Rosalie Phillips, MPH

Board Secretary (2013)

Phillips is Executive Director of Tufts Health Care Institute (THCI) and Director of the Office of Continuing Education (OCE) of Tufts University School of Medicine (TUSM). Phillips is responsible for the overall planning, development and management of THCI and the TUSM OCE. She leads initiatives to develop and disseminate THCI’s and the OCE’s educational and training resources for health professionals, with the ultimate goal of improving patient care through education. She was the principal investigator and project director for THCI’s online learning dissemination project, funded through the U.S. Department of Education.                                        

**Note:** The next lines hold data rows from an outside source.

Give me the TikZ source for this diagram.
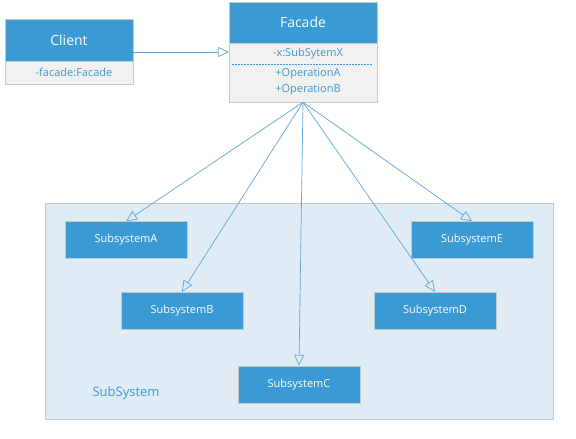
\documentclass[tikz,border=0pt]{standalone}
\usepackage{fontspec}
\setmainfont{Open Sans}
\usetikzlibrary{arrows.meta,positioning}
\definecolor{umlblue}{HTML}{3A9AD3}
\definecolor{umlline}{HTML}{5DA5DA}
\definecolor{umlbody}{HTML}{F2F1EF}
\definecolor{umlframe}{HTML}{C8C8C8}
\definecolor{pkgfill}{HTML}{DFECF6}

\begin{document}
\begin{tikzpicture}[x=1pt,y=-1pt,every node/.style={inner sep=0pt,font=\fontsize{11}{13}\selectfont},
  head/.style={draw=umlframe,fill=umlblue,text=white,font=\fontsize{14}{16}\selectfont},
  body/.style={draw=umlframe,fill=umlbody},
  attr/.style={text=umlblue},
  subbox/.style={draw=umlframe,fill=umlblue,text=white,minimum width=122pt,minimum height=37pt},
  uml/.style={draw=umlline,line width=.7pt,-{Triangle[open,length=11pt,width=10pt]}}]
\useasboundingbox (0,0) rectangle (576,439);
% subsystem package
\node[draw=umlframe,fill=pkgfill,minimum width=508pt,minimum height=216pt] (pkg) at (299,311) {};
\node[text=umlblue,font=\fontsize{13}{15}\selectfont] (pkglabel) at (126,393) {SubSystem};
% client
\node[head,minimum width=128pt,minimum height=42pt] (client) at (69,40) {Client};
\node[body,minimum width=128pt,minimum height=23pt] (clientbody) at (69,72.5) {};
\node[attr] (clientattr) at (74,72.5) {-facade:Facade};
% facade
\node[head,minimum width=148pt,minimum height=41pt] (facade) at (303,22.5) {Facade};
\node[body,minimum width=148pt,minimum height=59pt] (facadebody) at (303,72.5) {};
\node[attr] (fattr) at (308,54) {-x:SubSytemX};
\node[attr] (fopa) at (308,74) {+OperationA};
\node[attr] (fopb) at (308,90) {+OperationB};
\draw[umlblue,line width=.6pt,dash pattern=on 2pt off 1pt] (232,64) -- (372,64);
% subsystems
\node[subbox] (subA) at (126,240) {SubsystemA};
\node[subbox] (subB) at (182,310.5) {SubsystemB};
\node[subbox] (subC) at (299,384.5) {SubsystemC};
\node[subbox] (subD) at (435,310.5) {SubsystemD};
\node[subbox] (subE) at (472,240) {SubsystemE};
% connectors
\coordinate (cout) at (133,52);
\draw[uml] (cout) -- (facadebody.west |- cout);
\draw[uml] (facadebody.south) -- (subA.north);
\draw[uml] (facadebody.south) -- (subB.north);
\draw[uml] (facadebody.south) -- (subC.north);
\draw[uml] (facadebody.south) -- (subD.north);
\draw[uml] (facadebody.south) -- (subE.north);
\end{tikzpicture}
\end{document}
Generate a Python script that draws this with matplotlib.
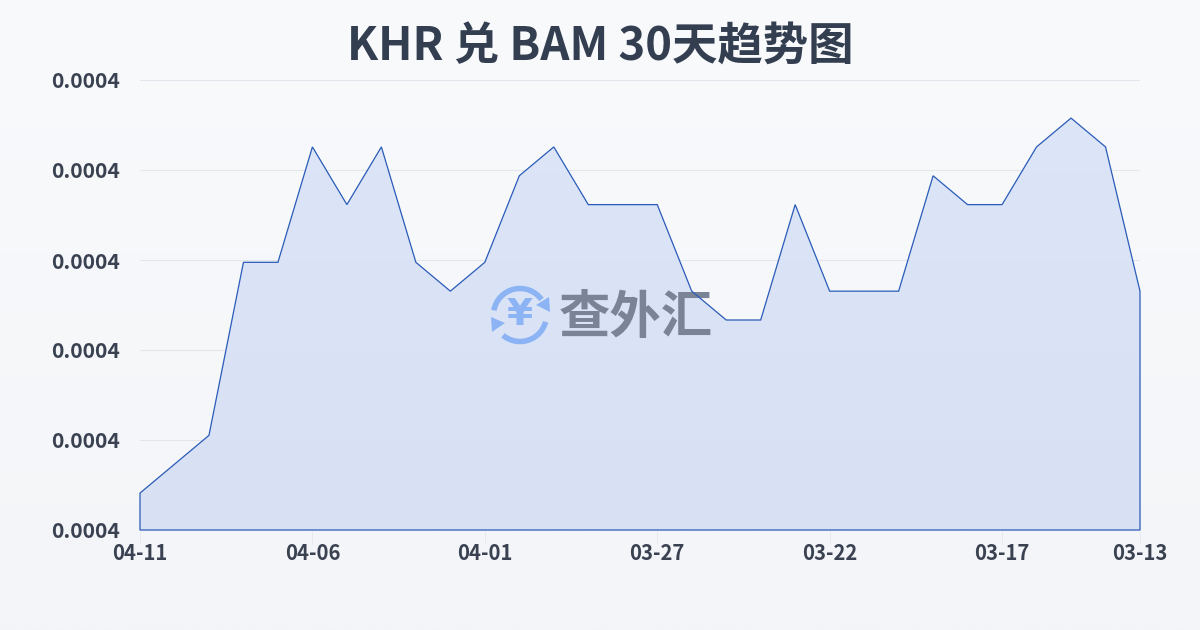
import numpy as np
import matplotlib
matplotlib.use('Agg')
import matplotlib.pyplot as plt
from matplotlib.patches import Arc, Polygon
from matplotlib.transforms import Affine2D

plt.rcParams['font.family'] = ['Noto Sans CJK SC', 'DejaVu Sans']

title = 'KHR 兑 BAM 30天趋势图'
dates = ['04-11', '04-10', '04-09', '04-08', '04-07', '04-06', '04-05', '04-04', '04-03', '04-02',
         '04-01', '03-31', '03-30', '03-29', '03-28', '03-27', '03-26', '03-25', '03-24', '03-23',
         '03-22', '03-21', '03-20', '03-19', '03-18', '03-17', '03-16', '03-15', '03-14', '03-13']
rates = [388, 389, 390, 396, 396, 400, 398, 400, 396, 395,
         396, 399, 400, 398, 398, 398, 395, 394, 394, 398,
         395, 395, 395, 399, 398, 398, 400, 401, 400, 395]
rates = np.array(rates) * 1e-6
y_min, y_max = 0.00038672, 0.00040232

fig = plt.figure(figsize=(12, 6.3), dpi=100)

# background gradient, whole figure
bg = fig.add_axes([0, 0, 1, 1], zorder=0)
bg.axis('off')
top = np.array([249, 250, 252]) / 255
bottom = np.array([243, 245, 248]) / 255
grad = np.linspace(0, 1, 256)[:, None, None] * (bottom - top) + top
bg.imshow(grad, aspect='auto', extent=[0, 1, 0, 1])

ax = fig.add_axes([140 / 1200, 100 / 630, 1000 / 1200, 450 / 630], zorder=1)
ax.patch.set_visible(False)
x = np.arange(len(dates))
ax.set_xlim(0, len(dates) - 1)
ax.set_ylim(y_min, y_max)

ax.set_yticks(np.linspace(y_min, y_max, 6))
ax.set_yticklabels(['%.4f' % v for v in np.linspace(y_min, y_max, 6)])
ax.set_xticks(x[::5].tolist() + [x[-1]])
ax.set_xticklabels(dates[::5] + [dates[-1]])
ax.tick_params(axis='y', length=0, pad=14.4, labelsize=15.2, labelcolor='#3a4252')
ax.tick_params(axis='x', length=10, width=0.6, color='#e4e7eb', pad=-1, labelsize=14.6, labelcolor='#3a4252')
for lab in ax.get_xticklabels() + ax.get_yticklabels():
    lab.set_fontweight('bold')
ax.grid(axis='y', color='#e3e6eb', lw=0.8)
ax.set_axisbelow(True)
for s in ax.spines.values():
    s.set_visible(False)

# area with a soft vertical gradient, clipped to the series outline
area_top = np.array([220, 230, 248]) / 255
area_bottom = np.array([216, 225, 244]) / 255
area = ax.imshow(np.linspace(0, 1, 256)[:, None, None] * (area_bottom - area_top) + area_top,
                 aspect='auto', extent=[0, len(dates) - 1, y_min, y_max], zorder=1.5)
outline = np.column_stack([np.r_[x[0], x, x[-1]], np.r_[y_min, rates, y_min]])
clip = Polygon(outline, closed=True, transform=ax.transData, fc='none', ec='none')
ax.add_patch(clip)
area.set_clip_path(clip)
ax.set_xlim(0, len(dates) - 1)
ax.set_ylim(y_min, y_max)

# watermark, placed in pixels
px = Affine2D().scale(1, -1).translate(0, 630)
blue = '#8cb4f5'
for a, b in [(190, 324), (15, 130)]:
    ax.add_patch(Arc((520, 315), 53, 53, theta1=a, theta2=b, lw=4, color=blue,
                     transform=px, clip_on=False, zorder=2))
ax.add_patch(Polygon([[549, 297], [550, 312], [536, 305]], closed=True, fc=blue, ec='none',
                     transform=px, clip_on=False, zorder=2))
ax.add_patch(Polygon([[491, 317], [505, 323], [492, 332]], closed=True, fc=blue, ec='none',
                     transform=px, clip_on=False, zorder=2))
ax.text(520, 315, '¥', transform=px, ha='center', va='center', fontsize=27, fontweight='bold',
        color=blue, zorder=2, clip_on=False, family='DejaVu Sans')
ax.text(636, 317, '查外汇', transform=px, ha='center', va='center', fontsize=37, fontweight='bold',
        color='#7a8496', zorder=2, clip_on=False)

ax.add_patch(Polygon(outline, closed=True, fc='none', ec='#2a5bb8', lw=0.9, zorder=3, clip_on=False))

fig.text(600 / 1200, 1 - 48 / 630, title, ha='center', va='center', fontsize=32.7, fontweight='bold',
         color='#333e50')

fig.savefig('out.png', dpi=100)
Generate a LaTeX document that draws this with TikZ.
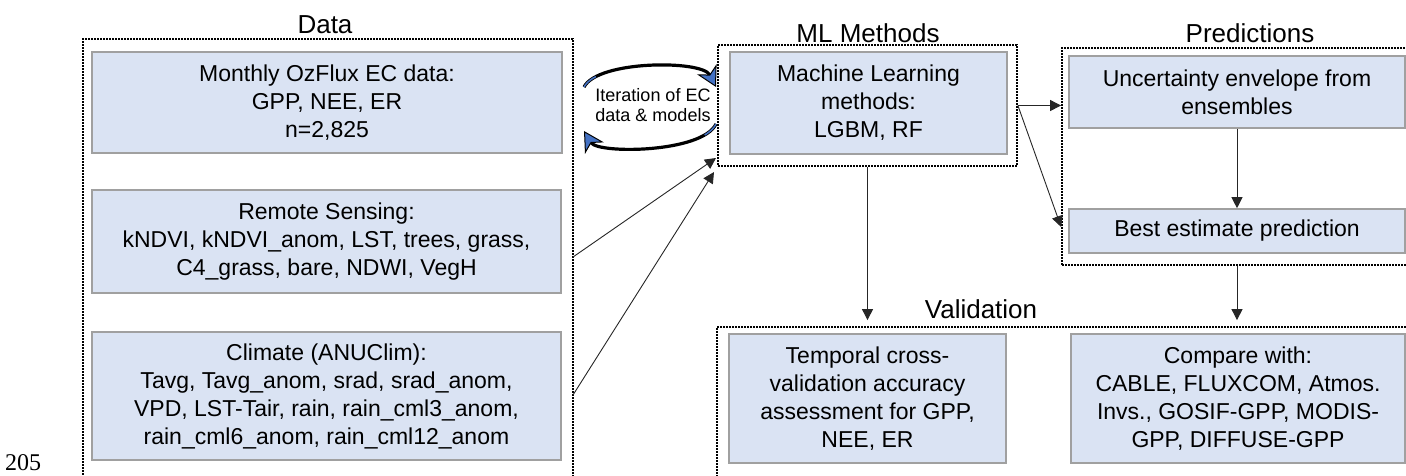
\documentclass[tikz,border=0pt]{standalone}
\usepackage{fontspec}
\setmainfont{Liberation Sans}
\newfontfamily\serifnum{Liberation Serif}
\usetikzlibrary{arrows.meta,calc}
\definecolor{boxfill}{RGB}{218,227,243}
\definecolor{boxline}{RGB}{160,160,160}
\definecolor{arrblue}{RGB}{68,114,196}
\tikzset{
  frame/.style={draw=black, line width=1.8pt, dash pattern=on 1.6pt off 1.4pt, inner sep=0pt},
  box/.style={draw=boxline, line width=1.6pt, fill=boxfill, inner sep=0pt, align=center,
    font=\fontsize{23}{28}\selectfont},
  ttl/.style={font=\fontsize{26}{30}\selectfont, anchor=base, inner sep=0pt},
  conn/.style={draw=black!85, line width=0.9pt, -{Triangle[length=11pt,width=11pt]}},
  itarc/.style={draw=black, line width=3.2pt, -{Stealth[length=20pt,width=22pt,inset=6pt,fill=arrblue,line width=1pt]}},
  itcore/.style={draw=arrblue, line width=1.5pt, dash pattern=on 16pt off 200pt}
}
\begin{document}
\begin{tikzpicture}[x=1pt,y=-1pt]
\useasboundingbox (0,0) rectangle (1406,475);

% frames
\node[frame, minimum width=490pt, minimum height=461pt] (dataF) at (328,269.5) {};
\node[frame, minimum width=299pt, minimum height=121pt] (mlF) at (867.5,105.5) {};
\node[frame, minimum width=360pt, minimum height=217pt] (predF) at (1242,156.5) {};
\node[frame, minimum width=705pt, minimum height=173pt] (valF) at (1069.5,413.5) {};

% titles
\node[ttl] (tData) at (325,33) {Data};
\node[ttl] (tML) at (868,42) {ML Methods};
\node[ttl] (tPred) at (1250,42) {Predictions};
\node[ttl] (tVal) at (981,318) {Validation};

% data boxes
\node[box, minimum width=470pt, minimum height=101pt] (ec) at (327,102.5)
  {Monthly OzFlux EC data:\\GPP, NEE, ER\\n=2,825};
\node[box, minimum width=469pt, minimum height=103pt] (rs) at (326.5,241.5)
  {Remote Sensing:\\kNDVI, kNDVI\_anom, LST, trees, grass,\\C4\_grass, bare, NDWI, VegH};
\node[box, minimum width=469pt, minimum height=128pt] (cl) at (326.5,396)
  {Climate (ANUClim):\\Tavg, Tavg\_anom, srad, srad\_anom,\\VPD, LST-Tair, rain, rain\_cml3\_anom,\\rain\_cml6\_anom, rain\_cml12\_anom};

% ML box
\node[box, minimum width=277pt, minimum height=102pt] (ml) at (868.5,103)
  {Machine Learning\\methods:\\LGBM, RF};

% predictions
\node[box, minimum width=336pt, minimum height=72pt] (unc) at (1237,92)
  {Uncertainty envelope from\\ensembles};
\node[box, minimum width=336pt, minimum height=44pt] (best) at (1237,231)
  {Best estimate prediction};

% validation
\node[box, minimum width=277pt, minimum height=129pt] (tcv) at (867.5,398.5)
  {Temporal cross-\\validation accuracy\\assessment for GPP,\\NEE, ER};
\node[box, minimum width=334pt, minimum height=129pt] (cmp) at (1238,398.5)
  {Compare with:\\CABLE, FLUXCOM, Atmos.\\Invs., GOSIF-GPP, MODIS-\\GPP, DIFFUSE-GPP};

% iteration
\node[font=\fontsize{18}{20}\selectfont, align=center, inner sep=0pt] (iter) at (653,105)
  {Iteration of EC\\data \& models};
\coordinate (itTL) at (584,87);
\coordinate (itTR) at (716,87);
\coordinate (itBR) at (716,124);
\coordinate (itBL) at (584,131);
\draw[itcore] (itTL) .. controls (598,60) and (702,60) .. (itTR);
\draw[itcore] (itBR) .. controls (702,153) and (598,154) .. (itBL);
\draw[itarc] (itTL) .. controls (598,60) and (702,60) .. (itTR);
\draw[itarc] (itBR) .. controls (702,153) and (598,154) .. (itBL);
\draw[itcore] (itTL) .. controls (598,60) and (702,60) .. (itTR);
\draw[itcore] (itBR) .. controls (702,153) and (598,154) .. (itBL);

% connectors
\coordinate (rsOut) at (573,257);
\coordinate (clOut) at (573,395);
\coordinate (mlIn1) at (716,158);
\coordinate (mlIn2) at (714,172);
\draw[conn] (rsOut) -- (mlIn1);
\draw[conn] (clOut) -- (mlIn2);
\draw[conn] (mlF.east) -- (mlF.east -| predF.west);
\draw[conn] (mlF.east) -- ($(predF.west |- best.west)+(0,-4)$);
\draw[conn] (unc.south) -- (best.north);
\draw[conn, shorten >=6pt] (mlF.south) -- (mlF.south |- valF.north);
\draw[conn, shorten >=6pt] (best.south |- predF.south) -- (best.south |- valF.north);

% page number
\node[font=\serifnum\fontsize{24}{26}\selectfont, anchor=base west, inner sep=0pt] (pg) at (5,470) {205};
\end{tikzpicture}
\end{document}
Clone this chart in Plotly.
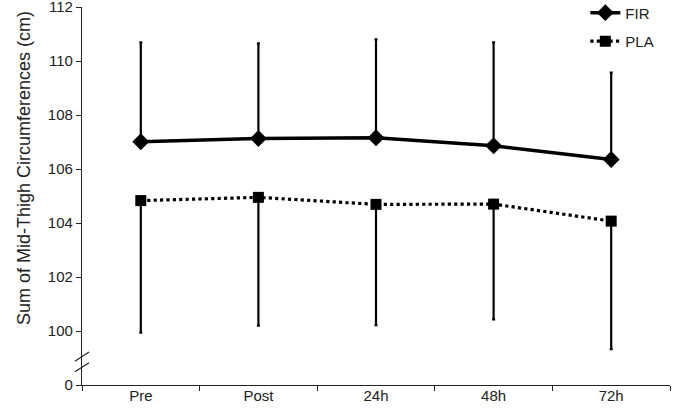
import plotly.graph_objects as go

# time points
times = ["Pre", "Post", "24h", "48h", "72h"]

# means (cm)
fir_mean = [107.01, 107.13, 107.16, 106.86, 106.35]
pla_mean = [104.83, 104.95, 104.69, 104.70, 104.07]

# SD bars (only drawn one way, as in the original)
fir_sd = [3.68, 3.52, 3.64, 3.83, 3.22]
pla_sd = [4.89, 4.75, 4.47, 4.27, 4.74]

# y ticks; the lowest one stands for 0 below the axis break
ytick_vals = [98, 100, 102, 104, 106, 108, 110, 112]
ytick_text = ["0", "100", "102", "104", "106", "108", "110", "112"]

font = "Liberation Sans, Arial, sans-serif"

fig = go.Figure()
fig.add_trace(go.Scatter(
    x=times, y=fir_mean, name="FIR", mode="lines+markers",
    line=dict(color="black", width=3.5),
    marker=dict(symbol="diamond", size=13, color="black"),
    error_y=dict(type="data", symmetric=False, array=fir_sd,
                 arrayminus=[0] * len(fir_sd), color="black",
                 thickness=2.2, width=1.5),
    legendgroup="a",
))
fig.add_trace(go.Scatter(
    x=times, y=pla_mean, name="PLA", mode="lines+markers",
    line=dict(color="black", width=3.2, dash="dot"),
    marker=dict(symbol="square", size=11, color="black"),
    error_y=dict(type="data", symmetric=False, array=[0] * len(pla_sd),
                 arrayminus=pla_sd, color="black",
                 thickness=2.2, width=1.5),
    legendgroup="b",
))

fig.update_xaxes(
    type="category", range=[-0.5, 4.5], automargin=False,
    showline=True, linecolor="#222", linewidth=1.2,
    ticks="outside", tickson="boundaries", ticklen=5, tickcolor="#222",
    showgrid=False, zeroline=False, ticklabelstandoff=-3,
    ticklabeloverflow="allow",
    tickfont=dict(family=font, size=15, color="#222"),
)
fig.update_yaxes(
    range=[98, 112], tickvals=ytick_vals, ticktext=ytick_text,
    automargin=False, ticklabeloverflow="allow",
    showline=True, linecolor="#222", linewidth=1.2,
    ticks="outside", ticklen=5, tickcolor="#222",
    showgrid=False, zeroline=False,
    tickfont=dict(family=font, size=15, color="#222"),
)

# y title, placed like the original (a bit above the axis middle)
fig.add_annotation(text="Sum of Mid-Thigh Circumferences (cm)",
                   xref="paper", yref="paper", x=-0.119, y=0.574,
                   textangle=-90, showarrow=False,
                   font=dict(family=font, size=18, color="#222"))

# axis break marks
for yb in [0.075, 0.047]:
    fig.add_shape(type="line", xref="paper", yref="paper",
                  x0=-0.012, x1=0.012, y0=yb - 0.012, y1=yb + 0.012,
                  line=dict(color="#222", width=1.2))

fig.update_layout(
    width=676, height=413,
    margin=dict(l=82, r=6, t=7, b=28, autoexpand=False),
    plot_bgcolor="white", paper_bgcolor="white",
    font=dict(family=font, size=15, color="#222"),
    legend=dict(x=0.856, y=1.028, xanchor="left", yanchor="top",
                bgcolor="rgba(0,0,0,0)", font=dict(size=15),
                itemwidth=30, tracegroupgap=6),
)

# drop the default page margin so the figure sits at the window's corner
fig.write_html("out.html", config={"displayModeBar": False},
               post_script="document.body.style.margin='0px';")
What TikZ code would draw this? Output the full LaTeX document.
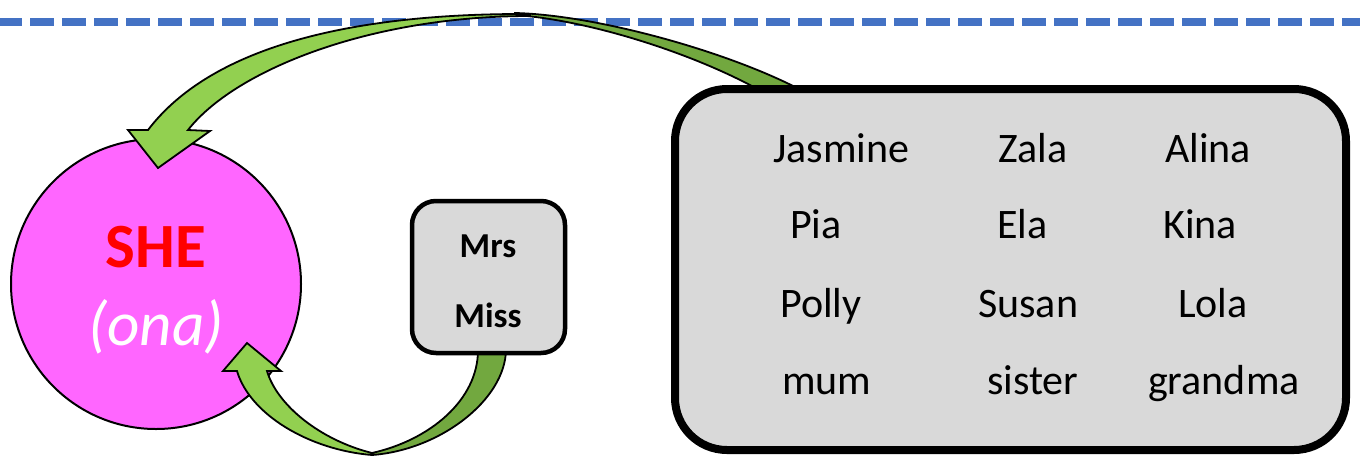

Phillips has had more than 30 years of experience in health plans and academic medical settings. She has held a range of managerial, staff, and research positions in health care organizations, including 10 years as a senior manager at the Harvard Community Health Plan. Prior to her current position, she was vice president for Strategy and External Affairs at Tufts-New England Medical Center in Boston, Massachusetts. Ms. Phillips is an Assistant Clinical Professor in the Department of Public Health and Community Medicine at Tufts University School of Medicine. She has a Bachelor’s degree from Radcliffe College at Harvard University and holds a Master of Public Health degree from the University of Michigan.